Pasta Prima Venue

Amidst a sea of newcomers, the owner of Maria’s Italian Kitchen celebrates 30 years on the Boulevard and divulges the family recipe behind its success.

Madelyn Alfano had four strikes against her when she decided to open an Italian restaurant in the Valley 30 years ago. “I was 28, I was a woman going into the restaurant business, and I’m blond,” Madelyn says during our conversation at Maria’s Italian Kitchen in Sherman Oaks.

Despite the four strikes, the budding entrepreneur knew she could do it. After all, her mother had done it too. Madelyn went into the family business, and as she would soon discover, blood—and marinara sauce—are both thicker than water.

Madelyn’s mom is restaurant namesake, Maria Alfano, who is now 83. Maria brought the old family recipes with her when she was called west from Hoboken, New Jersey, to help her brothers Matty and Mikey establish Matteo’s Restaurant in Westwood in the early ‘60s. She fell in love with California, and in 1986 she and husband Donald brought their five young children to LA.

The Alfanos settled in Brentwood, and in 1975 the matriarch opened the first Maria’s Italian Kitchen, selling her traditional dishes out of the family’s one-car garage.

Madelyn headed off to UCLA to major in psychology but returned to her red-sauce roots to open her own international deli in Brentwood. In 1984 her parents sold Brentwood’s Maria’s Kitchen, and the next year Madelyn opened the first full-service Maria’s Kitchen on Ventura Boulevard.

With her parents’ coaching, Madelyn brought a little bit of Hoboken to Sherman Oaks. Lower real estate prices coaxed her over the hill at a time when “you needed a passport to cross Mulholland.” Since then Maria’s Italian Kitchen has become a chain of 10 restaurants throughout the Valley, the Westside, Pasadena, Agoura Hills and most recently in Oxnard.

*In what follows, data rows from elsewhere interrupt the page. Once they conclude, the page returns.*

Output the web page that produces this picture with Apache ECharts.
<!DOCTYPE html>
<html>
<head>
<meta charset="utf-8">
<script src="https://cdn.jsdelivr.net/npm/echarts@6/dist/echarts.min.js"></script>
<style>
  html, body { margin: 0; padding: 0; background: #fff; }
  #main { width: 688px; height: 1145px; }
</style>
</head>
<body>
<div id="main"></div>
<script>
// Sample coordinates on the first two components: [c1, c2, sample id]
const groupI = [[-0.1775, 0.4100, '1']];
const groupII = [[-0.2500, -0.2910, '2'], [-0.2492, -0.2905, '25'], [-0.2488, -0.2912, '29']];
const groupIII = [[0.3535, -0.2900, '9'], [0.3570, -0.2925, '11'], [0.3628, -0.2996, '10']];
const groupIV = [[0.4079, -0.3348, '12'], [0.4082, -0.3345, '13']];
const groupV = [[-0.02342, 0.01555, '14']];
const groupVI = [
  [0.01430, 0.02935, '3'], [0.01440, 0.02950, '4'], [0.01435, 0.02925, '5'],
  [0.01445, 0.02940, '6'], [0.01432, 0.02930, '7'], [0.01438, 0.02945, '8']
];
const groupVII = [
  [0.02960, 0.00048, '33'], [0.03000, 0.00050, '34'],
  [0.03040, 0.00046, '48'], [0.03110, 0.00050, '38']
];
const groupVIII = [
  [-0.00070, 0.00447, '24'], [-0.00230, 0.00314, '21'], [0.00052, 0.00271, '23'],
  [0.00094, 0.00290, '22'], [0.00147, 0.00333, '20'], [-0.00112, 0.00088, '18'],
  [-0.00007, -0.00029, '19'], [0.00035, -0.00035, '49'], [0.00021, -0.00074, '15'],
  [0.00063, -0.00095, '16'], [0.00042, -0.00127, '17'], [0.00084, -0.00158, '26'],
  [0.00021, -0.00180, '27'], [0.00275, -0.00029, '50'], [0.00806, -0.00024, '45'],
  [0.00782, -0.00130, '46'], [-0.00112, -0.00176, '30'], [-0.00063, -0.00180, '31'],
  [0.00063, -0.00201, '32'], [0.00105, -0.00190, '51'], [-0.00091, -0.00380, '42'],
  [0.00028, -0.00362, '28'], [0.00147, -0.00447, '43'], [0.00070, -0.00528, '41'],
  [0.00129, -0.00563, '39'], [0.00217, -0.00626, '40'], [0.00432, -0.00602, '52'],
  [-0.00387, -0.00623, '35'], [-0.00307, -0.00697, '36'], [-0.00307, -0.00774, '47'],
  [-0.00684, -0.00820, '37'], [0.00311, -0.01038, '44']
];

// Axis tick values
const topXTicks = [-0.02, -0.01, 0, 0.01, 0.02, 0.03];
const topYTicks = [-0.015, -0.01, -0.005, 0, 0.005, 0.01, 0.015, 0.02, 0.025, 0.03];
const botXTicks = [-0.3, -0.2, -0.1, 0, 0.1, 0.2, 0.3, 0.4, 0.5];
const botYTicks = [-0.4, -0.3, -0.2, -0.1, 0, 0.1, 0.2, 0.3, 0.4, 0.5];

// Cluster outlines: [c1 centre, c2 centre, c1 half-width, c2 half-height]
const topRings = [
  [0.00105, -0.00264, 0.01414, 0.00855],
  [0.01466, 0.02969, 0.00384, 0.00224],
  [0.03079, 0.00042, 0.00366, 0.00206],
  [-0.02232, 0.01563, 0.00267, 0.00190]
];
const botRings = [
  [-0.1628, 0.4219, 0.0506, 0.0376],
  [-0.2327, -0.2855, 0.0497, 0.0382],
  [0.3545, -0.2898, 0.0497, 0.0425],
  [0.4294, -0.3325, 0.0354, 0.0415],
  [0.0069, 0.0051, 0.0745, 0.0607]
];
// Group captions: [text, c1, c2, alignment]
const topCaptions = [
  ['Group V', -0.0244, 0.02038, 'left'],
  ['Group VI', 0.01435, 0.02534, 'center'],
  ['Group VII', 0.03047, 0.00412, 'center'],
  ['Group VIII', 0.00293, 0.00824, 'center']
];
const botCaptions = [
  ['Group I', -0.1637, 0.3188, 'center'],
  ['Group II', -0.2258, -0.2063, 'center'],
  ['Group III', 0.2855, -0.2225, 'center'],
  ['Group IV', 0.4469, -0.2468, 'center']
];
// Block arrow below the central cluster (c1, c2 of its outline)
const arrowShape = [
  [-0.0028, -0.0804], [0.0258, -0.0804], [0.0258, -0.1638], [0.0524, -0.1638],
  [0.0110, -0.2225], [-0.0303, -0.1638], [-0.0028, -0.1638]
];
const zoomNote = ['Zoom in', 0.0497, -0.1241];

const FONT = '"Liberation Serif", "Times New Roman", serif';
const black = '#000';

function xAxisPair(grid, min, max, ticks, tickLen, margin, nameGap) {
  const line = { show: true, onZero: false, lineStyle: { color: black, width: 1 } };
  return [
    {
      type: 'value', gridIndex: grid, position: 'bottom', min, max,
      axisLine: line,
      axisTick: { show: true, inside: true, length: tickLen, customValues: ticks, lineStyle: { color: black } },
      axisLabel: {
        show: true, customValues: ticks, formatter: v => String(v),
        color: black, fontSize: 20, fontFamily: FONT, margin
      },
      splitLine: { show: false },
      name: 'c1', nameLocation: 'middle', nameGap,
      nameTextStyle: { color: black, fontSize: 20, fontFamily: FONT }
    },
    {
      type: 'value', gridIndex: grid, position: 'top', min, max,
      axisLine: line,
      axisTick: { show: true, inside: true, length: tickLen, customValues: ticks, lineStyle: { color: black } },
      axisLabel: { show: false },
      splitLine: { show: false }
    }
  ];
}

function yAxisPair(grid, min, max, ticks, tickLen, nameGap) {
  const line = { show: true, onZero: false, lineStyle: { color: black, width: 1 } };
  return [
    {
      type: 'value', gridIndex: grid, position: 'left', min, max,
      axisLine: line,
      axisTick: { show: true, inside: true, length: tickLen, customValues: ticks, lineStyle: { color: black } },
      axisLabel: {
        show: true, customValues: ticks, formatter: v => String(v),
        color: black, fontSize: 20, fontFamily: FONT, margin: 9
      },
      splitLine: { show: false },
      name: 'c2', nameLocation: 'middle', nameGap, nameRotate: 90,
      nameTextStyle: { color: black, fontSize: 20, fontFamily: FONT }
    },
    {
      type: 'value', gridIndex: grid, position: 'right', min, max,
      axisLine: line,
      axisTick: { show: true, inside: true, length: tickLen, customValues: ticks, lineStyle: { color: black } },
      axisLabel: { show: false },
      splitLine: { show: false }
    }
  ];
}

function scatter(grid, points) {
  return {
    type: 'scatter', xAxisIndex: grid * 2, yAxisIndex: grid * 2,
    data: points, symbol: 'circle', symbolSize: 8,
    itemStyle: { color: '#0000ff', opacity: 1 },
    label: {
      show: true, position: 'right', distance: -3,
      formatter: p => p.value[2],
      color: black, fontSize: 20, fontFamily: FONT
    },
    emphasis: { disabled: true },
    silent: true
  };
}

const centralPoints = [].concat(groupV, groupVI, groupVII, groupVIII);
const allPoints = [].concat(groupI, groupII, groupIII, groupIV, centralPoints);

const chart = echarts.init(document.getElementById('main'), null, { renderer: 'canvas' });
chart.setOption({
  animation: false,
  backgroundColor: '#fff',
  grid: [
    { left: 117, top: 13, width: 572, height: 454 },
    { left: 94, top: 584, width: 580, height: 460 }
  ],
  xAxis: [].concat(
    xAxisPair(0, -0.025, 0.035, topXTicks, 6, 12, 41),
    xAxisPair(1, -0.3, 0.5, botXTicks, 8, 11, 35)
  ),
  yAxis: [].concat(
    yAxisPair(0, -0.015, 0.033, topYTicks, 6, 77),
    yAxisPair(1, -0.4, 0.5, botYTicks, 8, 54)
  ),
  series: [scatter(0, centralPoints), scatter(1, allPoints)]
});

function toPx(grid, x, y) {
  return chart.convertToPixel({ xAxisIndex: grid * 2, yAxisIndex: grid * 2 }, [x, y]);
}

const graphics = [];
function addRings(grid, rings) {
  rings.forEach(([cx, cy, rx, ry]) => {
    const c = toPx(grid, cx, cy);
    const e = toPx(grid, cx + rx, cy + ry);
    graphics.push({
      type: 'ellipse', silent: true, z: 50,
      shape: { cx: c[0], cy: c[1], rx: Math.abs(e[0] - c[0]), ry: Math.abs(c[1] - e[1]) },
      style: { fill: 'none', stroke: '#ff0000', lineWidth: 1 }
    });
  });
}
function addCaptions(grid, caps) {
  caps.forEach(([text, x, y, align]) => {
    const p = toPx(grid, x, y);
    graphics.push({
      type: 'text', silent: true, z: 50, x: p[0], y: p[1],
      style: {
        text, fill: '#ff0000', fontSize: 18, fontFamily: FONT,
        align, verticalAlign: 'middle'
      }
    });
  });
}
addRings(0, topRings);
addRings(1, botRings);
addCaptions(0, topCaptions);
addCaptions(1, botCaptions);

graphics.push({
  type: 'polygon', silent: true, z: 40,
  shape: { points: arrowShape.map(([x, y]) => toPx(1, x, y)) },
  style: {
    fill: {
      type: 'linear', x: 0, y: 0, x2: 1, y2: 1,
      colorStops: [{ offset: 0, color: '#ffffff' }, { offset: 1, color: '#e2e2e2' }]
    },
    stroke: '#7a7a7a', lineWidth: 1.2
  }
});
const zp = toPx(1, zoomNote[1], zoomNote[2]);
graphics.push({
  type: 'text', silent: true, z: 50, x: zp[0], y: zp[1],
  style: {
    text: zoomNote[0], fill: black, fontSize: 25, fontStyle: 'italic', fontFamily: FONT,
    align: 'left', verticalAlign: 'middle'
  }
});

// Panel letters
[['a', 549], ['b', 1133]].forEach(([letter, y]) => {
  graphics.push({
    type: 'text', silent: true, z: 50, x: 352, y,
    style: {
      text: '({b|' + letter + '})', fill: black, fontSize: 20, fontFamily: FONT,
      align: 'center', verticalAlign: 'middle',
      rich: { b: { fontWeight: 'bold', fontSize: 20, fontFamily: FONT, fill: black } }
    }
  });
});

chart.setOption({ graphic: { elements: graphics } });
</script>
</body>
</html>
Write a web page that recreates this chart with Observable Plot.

Is Maria proud? You bet. “People said when I opened Brentwood: ‘Are you crazy?’” she says. “I wasn’t worried when people were telling us we couldn’t do it when Madelyn opened in the Valley. I had already done it once, so I knew she could.”

One famous Maria’s recipe didn’t come from Hoboken: the rosemary bread. In the early days when the restaurant was mainly a takeout/delivery establishment, Madelyn was surprised when two customers came in, sat down and asked for some pre-dinner bread and butter.

“I had a dozen sandwich rolls, but I couldn’t give them up for bread and butter,” Madelyn recalls. “So I grabbed some pizza dough, stretched it out, got some fresh garlic, olive oil, rosemary, a little bit of red chili pepper flakes and pepper and popped it in the oven with a little kosher salt.” The patrons loved it.

As mother and daughter celebrate the 40-year anniversary of the original Maria’s Kitchen and 30 years in Sherman Oaks, Madelyn Alfano, now 57, says she’s still proud to be cooking old-school meals and believes the test of a good traditional Italian restaurant is the chicken Parmesan. She loves to meet adult customers who tell her, “I used to deliver pizza for you.”

Looking out the window, Madelyn says she hopes Ventura Boulevard’s older restaurants don’t disappear in favor of craft-cocktail taverns. “I just don’t want Ventura to become one long string of bars,” she says before jumping up to offer yet another a patron a warm, personal hello. “I think family restaurants are important as well.”